4. **F1-Score**: The harmonic mean of precision and recall, balancing both metrics to give a single performance score.

## Exploratory Data Analysis (EDA)


### Initial Insights

- The dataset includes customer age, tenure, gender, partner, monthly charges, total charges and service usage features.
- The target variable is `Churn`, indicating whether a customer has churned (1) or not (0).


### Data Cleaning

- The `TotalCharges` feature, initially an object data type, was converted to a float.
- Outliers were detected using the Interquartile Range (IQR) method.


### Feature Distribution

- **Numerical Features**: Analysis indicated that higher `TotalCharges` and longer `tenure` are linked to lower churn rates.
- **Categorical Features**: Examined various service-related features in relation to churn.


### Categorical Feature Insights

- **Gender**:
             From the analysis of gender in the project, the insight obtained is that there is no significant difference in churn rates between male and female customers. This suggests that gender is not a strong predictor of whether a customer will churn in this dataset.
             
- **AGE**:
          The analysis indicate that, Older customers are less likely to churn compared to younger customers. Age appears to have an inverse relationship with churn, where younger customers have a higher probability of churning.
          
- **Partner and Dependents**:
                             The analysis shows that, Customers without partners are more likely to churn than those with partners. Similarly, customers without dependents are more likely to churn compared to those with dependents.
                             
- **Phone and Internet Services**:
                                  The analysis shows that, Customers using phone services with singular line are more likely to churn than those of customers with multiple lines. Customers using internet sevices with fibre optics are more likely to churn than are the ones with DSL and even the customers with no internet services are less likely to churn than the other two.
                                  
- **Billing and Payment Methods**:
                                  The simple analysis of the feature shows that, customers with paperless billing method are more likely to churn. Customers with electronic checkare more likely to churn followed by Mailed check, followed by bank transfer(automatic), credit card (automatic) have no significant difference in their churn rates.
                                  

### Target Variable Distribution

- The dataset showed a significant imbalance, with many more non-churned customers than churned ones.
- To address this, techniques such as resampling, gathering more data, and using precision and recall as evaluation metrics were considered.


## Feature Engineering


### Data Transformation

- **Dropped customerID**: This feature was not necessary for modeling.
- **One Hot Encoding**: Applied to categorical features to convert them into a numerical format suitable for machine learning.
- **Feature Scaling**: Standardized numerical features to ensure equal contribution to model performance.


### Feature Selection

- Relevant features were selected based on their importance and correlation with the target variable.


## Model Evaluation


### Logistic Regression

- **Metrics**: Accuracy, Precision, Recall, and F1 Score.
- **Performance**: Served as a baseline for comparison with other models.


### Support Vector Classifier (SVC)

- **Metrics**: Similar metrics as logistic regression.
- **Performance**: Generally effective with high-dimensional data, though computationally intensive.


### Decision Tree Classifier

- **Metrics**: Accuracy, Precision, Recall, and F1 Score.
- **Performance**: Easily interpretable but can overfit.


### K-Nearest Neighbors (KNN) Classifier

- **Metrics**: Same metrics as above.
- **Performance**: Dependent on the choice of `k` and feature scaling, performs well with appropriate tuning.


## Challenges Faced


1. **Imbalanced Dataset**: The notable imbalance between churned and non-churned customers posed a challenge.

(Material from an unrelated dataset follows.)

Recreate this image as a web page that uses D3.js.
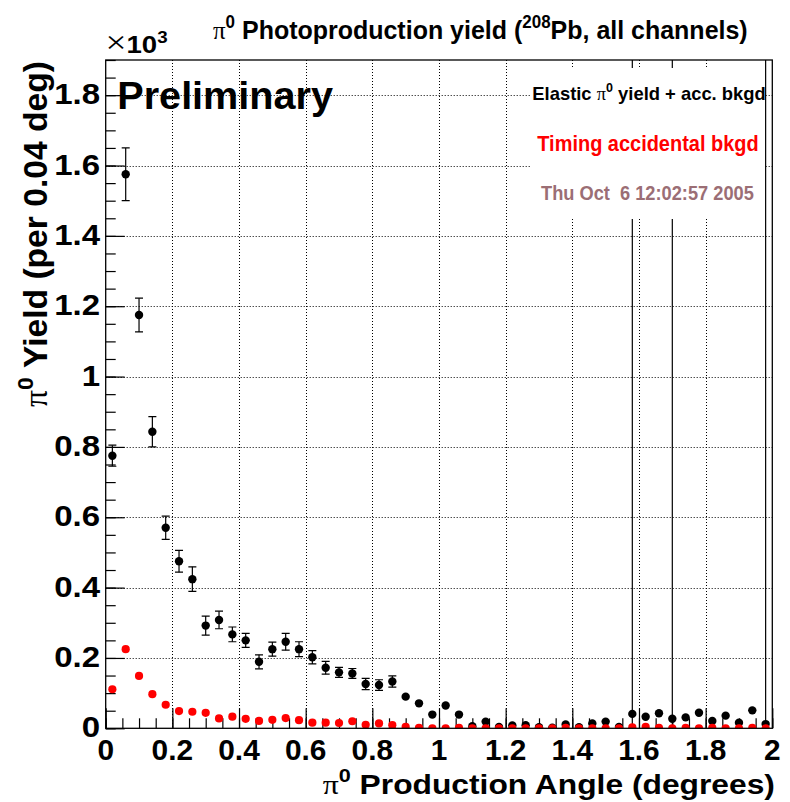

Addressing this involved using various evaluation metrics and resampling techniques.
2. **Feature Scaling and Transformation**: Ensuring proper scaling and transformation of features for model compatibility was essential.
3. **Model Selection and Tuning**: Selecting the best model and fine-tuning hyperparameters required extensive experimentation and validation.

## Conclusion

This project successfully implemented several machine learning models to predict telecommunication customer churn. Despite challenges such as data imbalance and feature transformation, the models provided valuable insights and a solid foundation for further optimization.